Bazı olaylar içimizdekinin en iyisini, bazı olaylarsa negatif deneyimlerle içimizdeki kırılması gereken yerleri zorlayarak bizi olmamamız gereken yerlere götürürler.
Negatif deneyimler de olumlular kadar önemli diyoruz ama negatifin içinden geçip o pozitifi, bize göreyi bulmak kolay değil.
Yine de minik minik kendi içinize bakarak, kendimiz olmamız için gereken toleransı kendimize vererek kendimize giden yolu oluşturabiliriz.
Her terapist de kendi terapi deneyiminden, kendi hayat deneyiminden geçer.

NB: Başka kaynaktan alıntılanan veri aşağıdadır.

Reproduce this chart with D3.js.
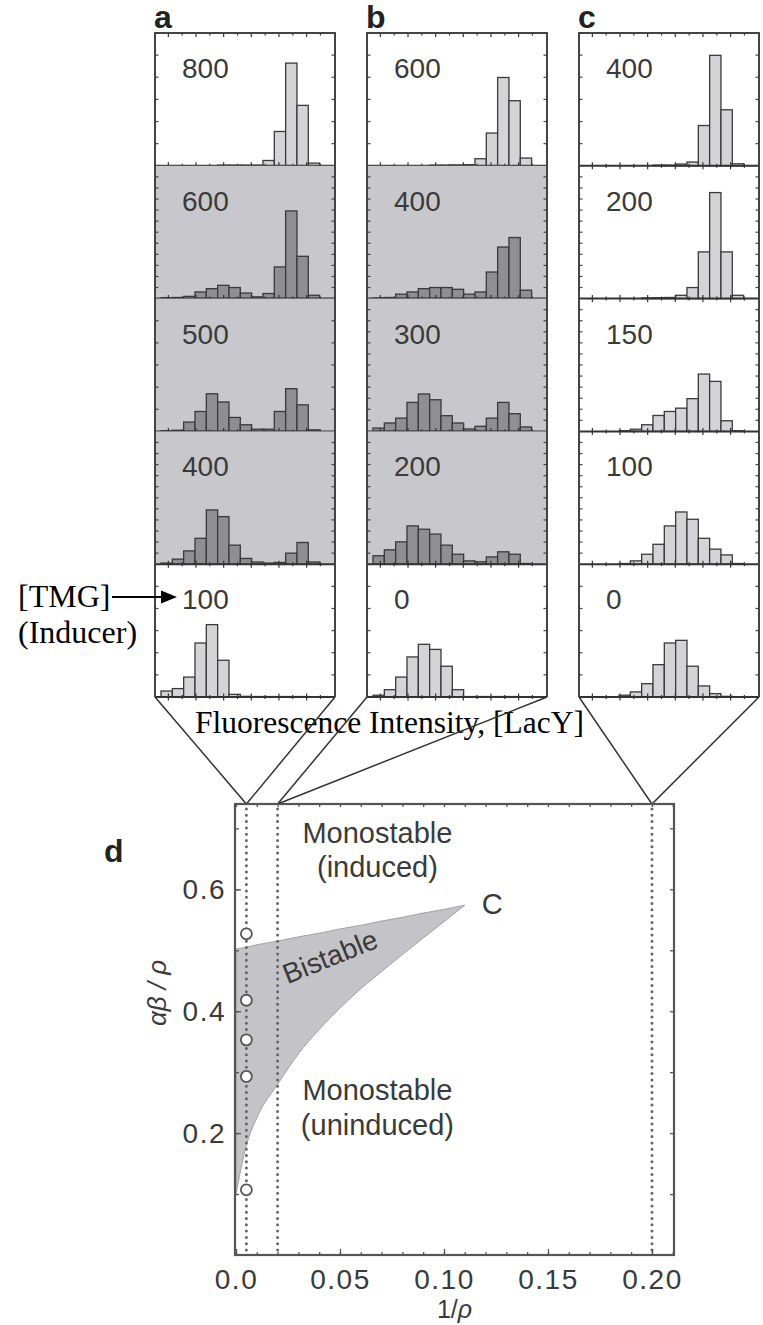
<!DOCTYPE html>
<html>
<head>
<meta charset="utf-8">
<script src="https://cdn.jsdelivr.net/npm/d3@7"></script>
<style>
  body { margin: 0; background: #fff; }
  svg { display: block; }
</style>
</head>
<body>
<svg id="fig" width="763" height="1325"></svg>
<script>
// ---------- histogram data (percentage of cells per fluorescence bin) ----------
const binCount = 14;
const panelLetters = ["a", "b", "c"];

const tmgA = ["800", "600", "500", "400", "100"];
const tmgB = ["600", "400", "300", "200", "0"];
const tmgC = ["400", "200", "150", "100", "0"];

// rows inside the bistable range are drawn on a grey background
const shadedA = [false, true, true, true, false];
const shadedB = [false, true, true, true, false];
const shadedC = [false, false, false, false, false];

// spacing of the count ticks on the side frames, per row
const yTickStepA = [10, 5, 10, 5, 10];
const yTickStepB = [10, 5, 5, 5, 10];
const yTickStepC = [10, 5, 5, 5, 10];

const countsA = [
  [0, 0, 0, 0, 0, 0.3, 0.3, 0.3, 0.3, 2.4, 15.5, 46.4, 27.3, 1.2],
  [0.4, 0.5, 1.0, 3.0, 4.5, 6.0, 5.0, 2.5, 0.8, 2.3, 14.3, 39.6, 19.1, 1.5],
  [0.3, 0.5, 4.2, 9.0, 17.0, 13.3, 6.3, 3.0, 1.0, 1.0, 9.0, 19.3, 12.0, 0.7],
  [0.5, 2.3, 6.0, 11.7, 24.5, 21.5, 8.6, 2.6, 1.0, 0.5, 0.8, 5.0, 9.8, 1.0],
  [2.7, 3.8, 9.0, 24.4, 32.7, 16.6, 1.2, 0.3, 0.2, 0.2, 0.2, 0.2, 0.2, 0]
];
const countsB = [
  [0, 0, 0, 0, 0, 0.3, 0.3, 0.4, 0.5, 3.2, 14.8, 39.9, 29.4, 3.5],
  [0.3, 0.5, 2.0, 3.0, 4.5, 5.0, 5.0, 4.2, 2.0, 3.0, 12.0, 23.3, 27.6, 3.8],
  [1.5, 3.8, 6.0, 13.1, 16.9, 14.3, 7.1, 3.8, 1.1, 2.3, 6.0, 13.1, 8.0, 2.0],
  [3.8, 6.5, 10.1, 17.3, 15.8, 13.6, 8.6, 4.5, 1.5, 1.1, 3.3, 5.6, 4.5, 0.3],
  [0.8, 3.3, 9.0, 18.1, 23.8, 21.5, 13.9, 3.3, 0.2, 0.2, 0.2, 0.2, 0.2, 0]
];
const countsC = [
  [0, 0, 0, 0, 0, 0, 0.3, 0.3, 0.8, 1.7, 18.2, 49.9, 25.3, 0.9],
  [0, 0, 0, 0, 0, 0.3, 0.4, 0.5, 1.5, 5.0, 21.1, 47.9, 21.1, 1.5],
  [0, 0, 0, 0.3, 1.0, 3.0, 7.2, 9.0, 10.5, 14.8, 25.9, 22.6, 4.8, 0.3],
  [0, 0, 0, 0.3, 1.5, 4.5, 9.0, 17.3, 23.6, 20.3, 11.7, 6.8, 4.2, 0.3],
  [0, 0, 0, 0.8, 2.3, 6.0, 14.6, 24.4, 25.6, 13.9, 5.0, 1.5, 0.3, 0]
];

// fluorescence-axis ticks, in bin units (every other one is a major tick)
const histTicks = [0.65, 1.87, 3.09, 4.31, 5.53, 6.75, 7.97, 9.19, 10.41, 11.63, 12.85, 14.07];

// ---------- phase diagram data ----------
const xTickValues = [0, 0.05, 0.10, 0.15, 0.20];
const xTickLabels = ["0.0", "0.05", "0.10", "0.15", "0.20"];
const yTickValues = [0.2, 0.4, 0.6];
const yTickLabels = ["0.2", "0.4", "0.6"];

// 1/rho of the three strains (dotted verticals), panels a, b, c
const strainInvRho = [0.005, 0.02, 0.2];
// measured alpha*beta/rho points for strain a
const pointsY = [0.527, 0.418, 0.353, 0.293, 0.107];

// bistable region boundaries, meeting at the cusp C
const bistX    = [0, 0.005, 0.01, 0.02, 0.03, 0.04, 0.05, 0.06, 0.07, 0.08, 0.09, 0.10, 0.11];
const bistLow  = [0.10, 0.18, 0.225, 0.28, 0.33, 0.37, 0.405, 0.437, 0.465, 0.493, 0.52, 0.547, 0.574];
const bistHigh = [0.502, 0.505, 0.509, 0.515, 0.522, 0.528, 0.535, 0.541, 0.548, 0.554, 0.561, 0.567, 0.574];

// ---------- drawing ----------
const svg = d3.select("#fig");
const SANS = "'Liberation Sans', Arial, Helvetica, sans-serif";
const SERIF = "'Liberation Serif', 'Times New Roman', serif";
const INK = "#3a3a3a";

const H = { lefts: [155, 367, 579], width: 180, top: 33, rowH: 132.8 };
const panelCounts = [countsA, countsB, countsC];
const panelTmg = [tmgA, tmgB, tmgC];
const panelShade = [shadedA, shadedB, shadedC];
const panelStep = [yTickStepA, yTickStepB, yTickStepC];

const yCount = d3.scaleLinear().domain([0, 60]).range([H.rowH, 0]);
const histBottom = H.top + 5 * H.rowH;

panelCounts.forEach((rows, p) => {
  const px = H.lefts[p];
  const xBin = d3.scaleLinear().domain([0, binCount]).range([px + 6, px + 6 + 11.33 * binCount]);
  const g = svg.append("g");

  rows.forEach((vals, r) => {
    const rg = g.append("g").attr("transform", `translate(0,${H.top + r * H.rowH})`);
    const shaded = panelShade[p][r];
    if (shaded) {
      rg.append("rect").attr("x", px).attr("y", 0).attr("width", H.width).attr("height", H.rowH)
        .attr("fill", "#c8c8cc");
    }
    rg.selectAll("rect.bar").data(vals.map((v, i) => ({ v, i })).filter(d => d.v > 0))
      .join("rect").attr("class", "bar")
      .attr("x", d => xBin(d.i))
      .attr("width", d => xBin(d.i + 1) - xBin(d.i))
      .attr("y", d => yCount(d.v))
      .attr("height", d => yCount(0) - yCount(d.v))
      .attr("fill", shaded ? "#8e8e93" : "#d4d4d8")
      .attr("stroke", "#3a3a3a").attr("stroke-width", 1.3);

    // count ticks on both side frames
    const step = panelStep[p][r];
    const tv = d3.range(step, 60, step).filter(v => yCount(v) > 2);
    rg.selectAll("line.yl").data(tv).join("line")
      .attr("x1", px).attr("x2", px + 3.5).attr("y1", d => yCount(d)).attr("y2", d => yCount(d))
      .attr("stroke", "#444").attr("stroke-width", 1.2);
    rg.selectAll("line.yr").data(tv).join("line")
      .attr("x1", px + H.width - 3.5).attr("x2", px + H.width).attr("y1", d => yCount(d)).attr("y2", d => yCount(d))
      .attr("stroke", "#444").attr("stroke-width", 1.2);

    // baseline with fluorescence ticks
    rg.append("line").attr("x1", px).attr("x2", px + H.width)
      .attr("y1", yCount(0)).attr("y2", yCount(0))
      .attr("stroke", "#333").attr("stroke-width", 2);
    rg.selectAll("line.xt").data(histTicks).join("line")
      .attr("x1", d => xBin(d)).attr("x2", d => xBin(d))
      .attr("y1", (d, i) => yCount(0) - (i % 2 ? 2 : 3.5))
      .attr("y2", (d, i) => yCount(0) + (i % 2 ? 2 : 3.5))
      .attr("stroke", "#333").attr("stroke-width", 1.2);

    // inducer concentration label
    rg.append("text").attr("x", px + 27).attr("y", 45)
      .attr("font-family", SANS).attr("font-size", 28).attr("fill", INK)
      .text(panelTmg[p][r]);
  });

  // top frame ticks
  g.selectAll("line.tt").data(histTicks).join("line")
    .attr("x1", d => xBin(d)).attr("x2", d => xBin(d))
    .attr("y1", H.top).attr("y2", (d, i) => H.top + (i % 2 ? 2.5 : 4))
    .attr("stroke", "#333").attr("stroke-width", 1.2);

  // frame (left, right, top)
  g.append("path")
    .attr("d", `M${px},${histBottom}V${H.top}H${px + H.width}V${histBottom}`)
    .attr("fill", "none").attr("stroke", "#444").attr("stroke-width", 2);

  // panel letter
  g.append("text").attr("x", px - 1).attr("y", 28)
    .attr("font-family", SANS).attr("font-weight", "bold").attr("font-size", 32).attr("fill", "#222")
    .text(panelLetters[p]);
});

// axis caption under the histograms
svg.append("text").attr("x", 195).attr("y", 733)
  .attr("font-family", SERIF).attr("font-size", 31.5).attr("fill", "#000")
  .text("Fluorescence Intensity, [LacY]");

// inducer annotation with arrow
svg.append("text").attr("x", 18).attr("y", 607)
  .attr("font-family", SERIF).attr("font-size", 32).attr("fill", "#000").text("[TMG]");
svg.append("text").attr("x", 18).attr("y", 643)
  .attr("font-family", SERIF).attr("font-size", 32).attr("fill", "#000").text("(Inducer)");
svg.append("line").attr("x1", 112).attr("x2", 164).attr("y1", 597).attr("y2", 597)
  .attr("stroke", "#000").attr("stroke-width", 2);
svg.append("path").attr("d", "M161,590.5L177,597L161,603.5Z").attr("fill", "#000");

// ---------- panel d ----------
const D = { left: 235, right: 674, top: 804, bottom: 1255 };
const xD = d3.scaleLinear().domain([0, 0.2106]).range([236, D.right]);
const yD = d3.scaleLinear().domain([0, 0.74]).range([D.bottom, D.top]);

// funnels linking each histogram column to its strain line
H.lefts.forEach((px, p) => {
  const tx = xD(strainInvRho[p]);
  svg.append("path")
    .attr("d", `M${px},${histBottom}L${tx},${D.top}L${px + H.width},${histBottom}`)
    .attr("fill", "none").attr("stroke", "#333").attr("stroke-width", 1.5);
});

// bistable region
const area = d3.area().x((d, i) => xD(bistX[i])).y0((d, i) => yD(bistLow[i])).y1((d, i) => yD(bistHigh[i]))
  .curve(d3.curveMonotoneX);
svg.append("path").attr("d", area(bistX))
  .attr("fill", "#c4c4c8").attr("stroke", "#a2a2a6").attr("stroke-width", 1);

// strain lines
svg.selectAll("line.strain").data(strainInvRho).join("line")
  .attr("x1", d => xD(d)).attr("x2", d => xD(d)).attr("y1", D.top + 5).attr("y2", D.bottom)
  .attr("stroke", "#666").attr("stroke-width", 3)
  .attr("stroke-dasharray", "0,6.3").attr("stroke-linecap", "round");

// axes (ticks point inward)
function styleAxis(sel) {
  sel.select(".domain").remove();
  sel.selectAll(".tick line").attr("stroke", "#555").attr("stroke-width", 1.3);
  sel.selectAll(".tick text").attr("font-family", SANS).attr("font-size", 28)
    .attr("fill", INK).attr("letter-spacing", 1.5);
}
const xMinor = d3.range(0, 0.2101, 0.01);
const yMinor = d3.range(0.1, 0.7001, 0.1);

svg.append("g").attr("transform", `translate(0,${D.bottom})`)
  .call(d3.axisBottom(xD).tickValues(xMinor).tickSize(-3).tickFormat("")).call(styleAxis);
svg.append("g").attr("transform", `translate(0,${D.bottom})`)
  .call(d3.axisBottom(xD).tickValues(xTickValues).tickSize(-6).tickPadding(14)
    .tickFormat((d, i) => xTickLabels[i])).call(styleAxis);
svg.append("g").attr("transform", `translate(0,${D.top})`)
  .call(d3.axisTop(xD).tickValues(xMinor).tickSize(-3).tickFormat("")).call(styleAxis);
svg.append("g").attr("transform", `translate(${D.left},0)`)
  .call(d3.axisLeft(yD).tickValues(yMinor).tickSize(-4).tickFormat("")).call(styleAxis);
svg.append("g").attr("transform", `translate(${D.left},0)`)
  .call(d3.axisLeft(yD).tickValues(yTickValues).tickSize(-6).tickPadding(9)
    .tickFormat((d, i) => yTickLabels[i])).call(styleAxis);
svg.append("g").attr("transform", `translate(${D.right},0)`)
  .call(d3.axisRight(yD).tickValues(yMinor).tickSize(-4).tickFormat("")).call(styleAxis);

// frame
svg.append("rect").attr("x", D.left).attr("y", D.top)
  .attr("width", D.right - D.left).attr("height", D.bottom - D.top)
  .attr("fill", "none").attr("stroke", "#555").attr("stroke-width", 2.2);

// measured points
svg.selectAll("circle.pt").data(pointsY).join("circle")
  .attr("cx", xD(strainInvRho[0])).attr("cy", d => yD(d)).attr("r", 5.5)
  .attr("fill", "#fff").attr("stroke", "#555").attr("stroke-width", 1.8);

// region labels
const label = (x, y, txt, opts = {}) => svg.append("text")
  .attr("x", x).attr("y", y).attr("text-anchor", opts.anchor || "middle")
  .attr("font-family", SANS).attr("font-size", opts.size || 29).attr("fill", INK)
  .attr("transform", opts.rotate ? `rotate(${opts.rotate},${x},${y})` : null)
  .text(txt);

label(xD(0.068), yD(0.676), "Monostable");
label(xD(0.068), yD(0.621), "(induced)");
label(xD(0.068), yD(0.254), "Monostable");
label(xD(0.068), yD(0.197), "(uninduced)");
label(xD(0.047), yD(0.475), "Bistable", { rotate: -22, size: 28 });
label(xD(0.11) + 17, yD(0.574) + 9, "C", { anchor: "start", size: 29 });

// panel letter d
svg.append("text").attr("x", 104).attr("y", 862)
  .attr("font-family", SANS).attr("font-weight", "bold").attr("font-size", 32).attr("fill", "#222")
  .text("d");

// axis titles
svg.append("text").attr("x", (D.left + D.right) / 2).attr("y", 1318).attr("text-anchor", "middle")
  .attr("font-family", SANS).attr("font-size", 25).attr("fill", INK)
  .html('1/<tspan font-style="italic">ρ</tspan>');
svg.append("text").attr("transform", `translate(166,${yD(0.43)}) rotate(-90)`).attr("text-anchor", "middle")
  .attr("font-family", SANS).attr("font-size", 26).attr("fill", INK).attr("font-style", "italic")
  .text("αβ / ρ");
</script>
</body>
</html>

Kim olduğuma dair tanımlamaların yıkıldığını, bulanıklaştığını, kendime esneme payı bırakabildikçe daha kendim olduğumu görüyorum.
Biz şu, bu ya da o değiliz. Parçaların toplamından ya da bütünden de fazlayız.
Sadece kim olduğumuza cesaret göstererek olduğumuz kişiye ulaşabiliriz bu yüzden her gün öyle bir hayat yaşayalım ki olduğumuz kişiye yaklaşalım, kendimize dönelim.
Bozcaada benim çocukluğumun geçtiği, kim olduğumu oluşturan, kim olduğumu değiştiren, şu dönemlerde kendimi tekrar hatırlamak için gitmek istediğimi hatırladığım bir yer, diğeri ise Roma.
Seyahat etmek benim kendime yaklaşmamı ve kendimle daha rahat olmamı sağlayan bir yol. Bu sayfada bu yüzden hep farklı yerlerde yazdığım ve içten hissettiklerimi aktardığım yazıları görüyor olacaksınız. Ancak ihtiyacımızı keşfettiğimizde kendimize döner, kendimizi buluruz.
Olmadık yerlerde kendimizi bulamayız, olmadık kişilere kendimizi kanıtlayamayız.
İçimizdeki şefkatli sesin bilgeliği var, o ses bize kim olduğumuzu ve kimin iyi geldiğini hatırlatır.